España, la verdad incómoda de los incendios

Arde el campo, arden los montes, arde la memoria de un país que todavía se mira en el espejo de la ceniza. El verano de 2025 pasará a la historia como uno de los más devastadores: más de 340.000 hectáreas consumidas por las llamas, una cifra que ya ha superado con creces el récord de 2022.

El mapa entero de la península se ha teñido de rojo: Castilla y León, Galicia, Extremadura, Cataluña, Andalucía. El fuego no descansa y el humo se convierte en lenguaje común de pueblos y ciudades.

El incendio no distingue entre encinares y trigales.

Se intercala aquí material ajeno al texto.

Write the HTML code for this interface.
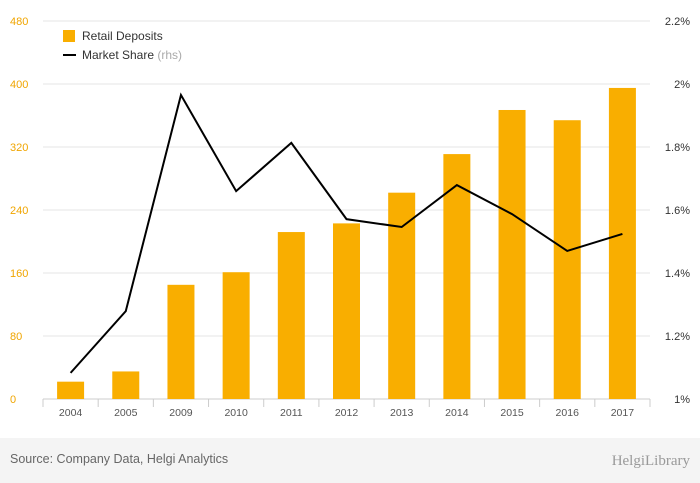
<!DOCTYPE html>
<html><head><meta charset="utf-8"><style>
body{margin:0;background:#fff;font-family:"Liberation Sans",sans-serif}
#wrap{position:relative;width:700px;height:483px;overflow:hidden}
#footer{position:absolute;left:0;top:438px;width:700px;height:45px;background:#f4f4f4}
</style></head><body>
<div id="wrap">
<div id="footer"></div>
<svg id="chart" width="700" height="483" style="position:absolute;left:0;top:0"></svg>
</div>
<script>
const categories=["2004","2005","2009","2010","2011","2012","2013","2014","2015","2016","2017"];
const deposits=[22,35,145,161,212,223,262,311,367,354,395];
const share=[1.083,1.279,1.965,1.66,1.813,1.571,1.546,1.679,1.587,1.47,1.524];
const leftTicks=[0,80,160,240,320,400,480];
const rightTicks=[1,1.2,1.4,1.6,1.8,2,2.2];
const rightLabels=["1%","1.2%","1.4%","1.6%","1.8%","2%","2.2%"];
const svg=document.getElementById('chart');const NS='http://www.w3.org/2000/svg';
const x0=43,x1=650,yB=399,yT=21;
const bw=(x1-x0)/categories.length;
const xc=i=>x0+bw*(i+0.5);
const yL=v=>yB-(v/480)*(yB-yT);
const yR=v=>yB-((v-1)/1.2)*(yB-yT);
function mk(t,a,txt){const e=document.createElementNS(NS,t);for(const k in a)e.setAttribute(k,a[k]);if(txt!==undefined)e.textContent=txt;svg.appendChild(e);return e;}
leftTicks.forEach((v,i)=>{
 const g=mk('line',{x1:x0,x2:x1,y1:yL(v),y2:yL(v),stroke:'#e6e6e6','stroke-width':1});
 
 
 const t=mk('text',{x:10,y:yL(v)+4,fill:'#f0a500','font-size':11},String(v));
 
 
});
rightTicks.forEach((v,i)=>{
 const t=mk('text',{x:690,y:yR(v)+4,fill:'#333','font-size':11,'text-anchor':'end'},rightLabels[i]);
 
 
});
const ax=mk('line',{x1:x0,x2:x1,y1:yB,y2:yB,stroke:'#ccc'});


categories.forEach((c,i)=>{
 const tk=mk('line',{x1:x0+bw*i,x2:x0+bw*i,y1:yB,y2:yB+8,stroke:'#ccc'});
 
 
 const b=mk('rect',{x:xc(i)-13.5,y:yL(deposits[i]),width:27,height:yB-yL(deposits[i]),fill:'#f9ae00'});
 
 
 const t=mk('text',{x:xc(i),y:416,fill:'#555','font-size':10.5,'text-anchor':'middle'},c);
 
 
});
const tk2=mk('line',{x1:x1,x2:x1,y1:yB,y2:yB+8,stroke:'#ccc'});


const pl=mk('polyline',{points:share.map((v,i)=>xc(i)+','+yR(v)).join(' '),fill:'none',stroke:'#000','stroke-width':2});


const l1=mk('rect',{x:63,y:30,width:12,height:12,fill:'#f9ae00'});


const l1t=mk('text',{x:82,y:40,fill:'#333','font-size':12},'Retail Deposits');


const l2=mk('line',{x1:63,x2:76,y1:55,y2:55,stroke:'#000','stroke-width':2});


const l2t=mk('text',{x:82,y:59,fill:'#333','font-size':12},'Market Share ');


const ts=document.createElementNS(NS,'tspan');ts.setAttribute('fill','#aaa');ts.textContent='(rhs)';l2t.appendChild(ts);
const src=mk('text',{x:10,y:463,fill:'#666','font-size':12.5},'Source: Company Data, Helgi Analytics');


const logo=mk('text',{x:690,y:465,fill:'#999','font-size':15,'text-anchor':'end','font-family':'Liberation Serif, serif'},'HelgiLibrary');


</script>
</body></html>
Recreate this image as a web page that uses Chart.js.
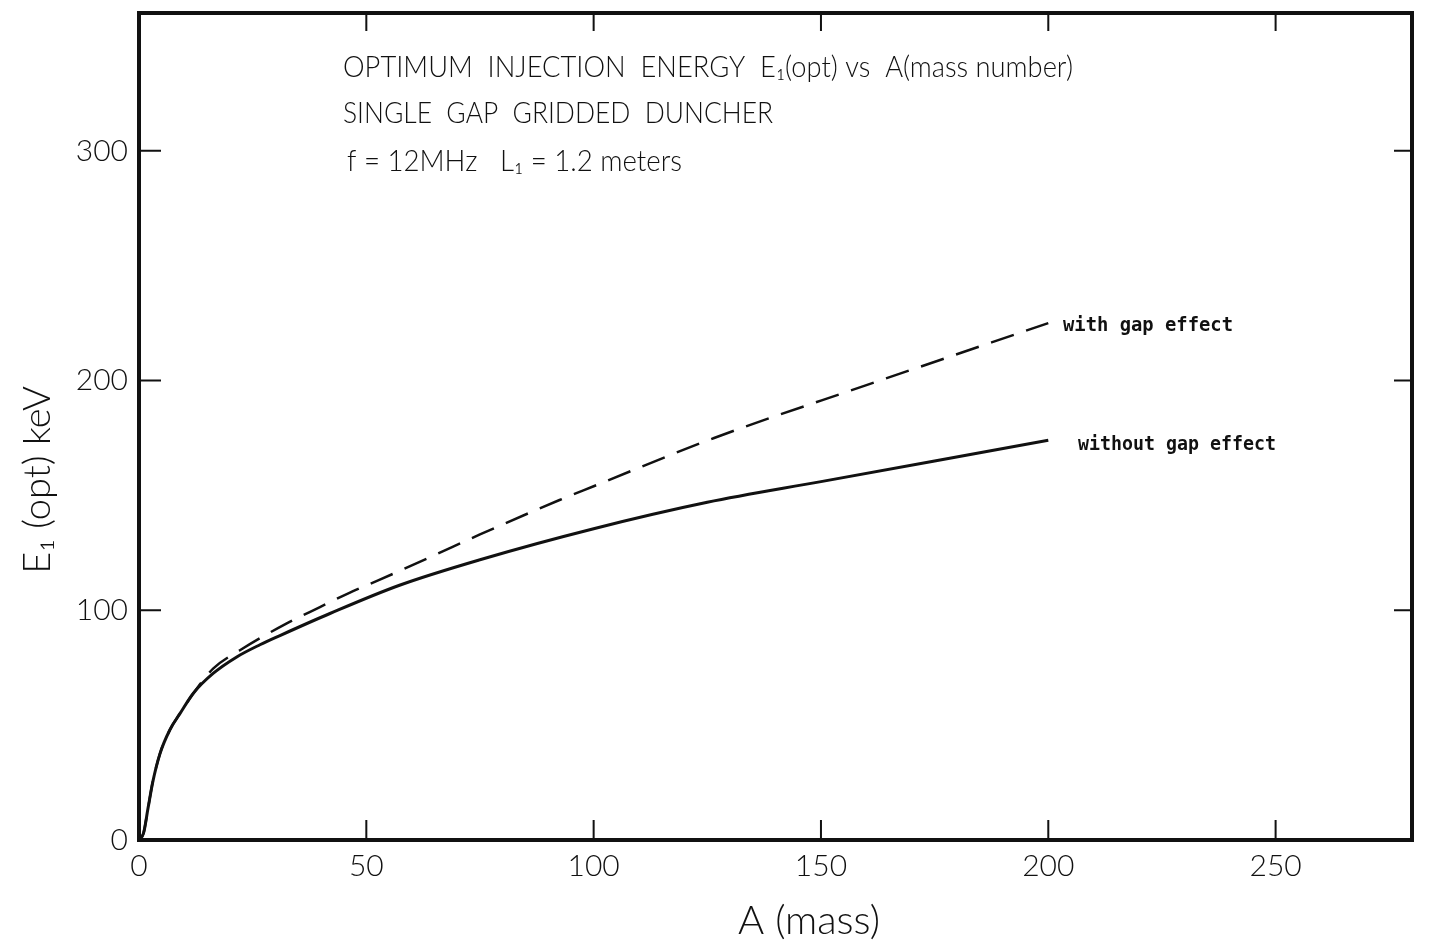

La ola que arrasa los montes está devorando también tierras de cultivo: 18.229 hectáreas agrícolas calcinadas en lo que va de año. Cataluña y Andalucía llevan la peor parte; Agro seguro calcula indemnizaciones por 2,5 millones de euros, más de un millón solo en los cereales de Lleida.

En Extremadura, Castilla-La Mancha o Aragón las pérdidas también se cuentan en cientos de miles. Y lo que queda por venir. No es solo paisaje: es pan, es vino, es ganado, es economía rural echa humo.

¿Por qué ocurre esto? La primera respuesta es el clima.

El calendario del fuego ya no empieza en julio ni termina en septiembre. Olas de calor tempranas, sequías prolongadas, atmósferas secas y vientos caprichosos convierten cualquier chispa en un incendio de alta intensidad. La ciencia lo advierte: las temporadas se alargan y los episodios extremos se multiplican.

Pero culpar al termómetro no basta. La mayoría de los incendios en España tienen origen humano: negligencias, quemas agrícolas mal controladas, colillas, maquinaria, intencionalidad. El rayo, ese chivo expiatorio romántico, explica apenas una parte de la catástrofe.

La segunda respuesta somos nosotros mismos.

Décadas de abandono rural han convertido los montes en un polvorín. Donde antes había mosaico —campos labrados, pastos abiertos, huertas y viñas— hoy se extiende un continuo de matorral y combustible. La “España vaciada” ha dejado de cuidar el paisaje que, a su manera, era también un cortafuegos.

Y ahí está el resultado: casas rodeadas de maleza, caminos intransitables, urbanizaciones que crecen al borde del monte sin plan de autoprotección. Cada verano lo vemos repetido: las llamas rozan las ventanas y la población huye mientras helicópteros intentan contener lo incontenible.

A esto se suma la confusión.

Tras cada gran incendio, corren bulos: que si “se quema para plantar placas solares”, que si “no nos dejan limpiar el monte”. La realidad es otra: la Ley de Montes prohíbe cambiar el uso forestal tras un incendio, y la obligación de desbrozar sigue vigente, aunque muchas veces no se cumpla.

El problema no es la ley, sino la falta de medios, de vigilancia y de voluntad política para sostener un trabajo silencioso, caro y poco vistoso: limpiar, clarear, planificar.

¿Y la gestión?

Hay avances, claro: brigadas más profesionalizadas, tecnología satelital, coordinación nacional, más medios aéreos. El Estado ha reforzado la predicción meteorológica, ha incorporado drones, y la Guardia Civil persigue con más ahínco a los incendiarios.

Pero la estrategia sigue siendo desigual, con comunidades autónomas que invierten de forma muy distinta en prevención. Se gasta mucho más en apagar que en preparar el paisaje. Es la eterna paradoja: preferimos el espectáculo del helicóptero sobrevolando la columna de humo a la rutina de un pastor limpiando con su rebaño el matorral en invierno.

¿Se puede prevenir? Sí, pero no con discursos.

La prevención se escribe con trabajo paciente: podas, clareos, fajas de seguridad, quemas prescritas, planes de autoprotección en cada pueblo. Se escribe también con mosaicos agrícolas que fragmenten el combustible: olivares, viñas, cultivos que sirvan de cortafuegos naturales.

Se escribe con ganadería extensiva y con la vuelta de la población al campo. Prevenir es invertir en lo invisible, en lo que no saldrá en el telediario porque, sencillamente, no arde.

El fuego seguirá viniendo.

La cuestión es si aprenderemos a convivir con él de otra manera. O si preferiremos seguir improvisando cada verano, como si la ceniza no hablara de nosotros.  Porque lo que está en juego no es solo un bosque ni una cosecha: es la manera en que un país decide cuidar o abandonar su propio territorio.